What do you do if one PC is obviously overpowered when compared to the rest of the party?

Let’s look at some reasons why this can happen, and what to do about it.

Origins of the Uber-PC

Based on my experience, these are the three most common reasons why one PC will be significantly better than the rest:

  1. The character was created by a skilled player who is accustomed to squeezing the most out of the rules.
  2. A broken rule or combination of rules are involved (they probably seemed okay at first).
  3. The PC isn’t really that powerful — it’s just that the other players didn’t build optimized characters.

What to Do

First, figure out if it’s a problem. My favorite character ever (a mortal in a Mage: The Ascension chronicle) was underpowered compared to the rest of the party. Sometimes this just isn’t an issue, and it largely depends on the style of the game.

Talk to the player of the uber-PC. If it’s clear that one character’s abilities are making the game less fun for the other players, start by bringing that up with the player of that PC. By default I’d do this in private, but in some groups sharing the discussion would be just fine.

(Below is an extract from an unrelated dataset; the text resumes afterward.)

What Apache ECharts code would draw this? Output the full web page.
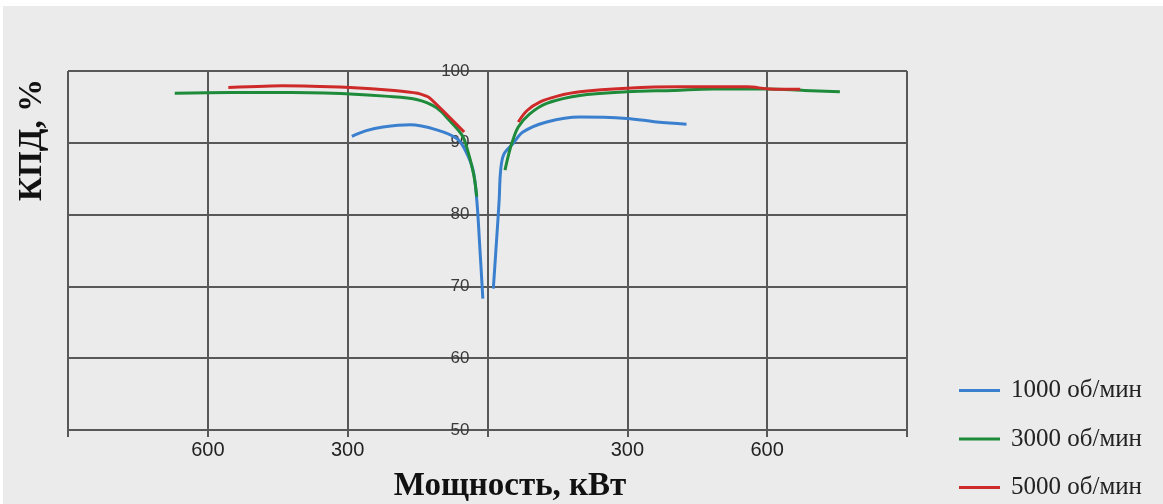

Dial things back a bit. Try to identify why the PC in question is overshadowing the party, and reduce their abilities slightly in that area. Handle this with kid gloves — the goal isn’t to penalize the player (who may have put a lot of work into maximizing their PC), but to make the game more fun for everyone. Make sure to explain what you’re doing and why, and do it around the table with your whole group present.

Alternately, amp everyone else up. If all of your players are interested in having some sort of parity with the uber-PC, bring them up to that character’s power level. This is tricky because it can involve twiddling with lots of rules, which may create other problems — and the overall power level of your game will change, which requires some adjustments on your side of the screen.

There are other approaches, but this one presents a solid baseline — particularly for RPGs like D&D, where problems like this one are most likely to arise.

How have you handled this situation in the past? Are there any glaring flaws in this approach?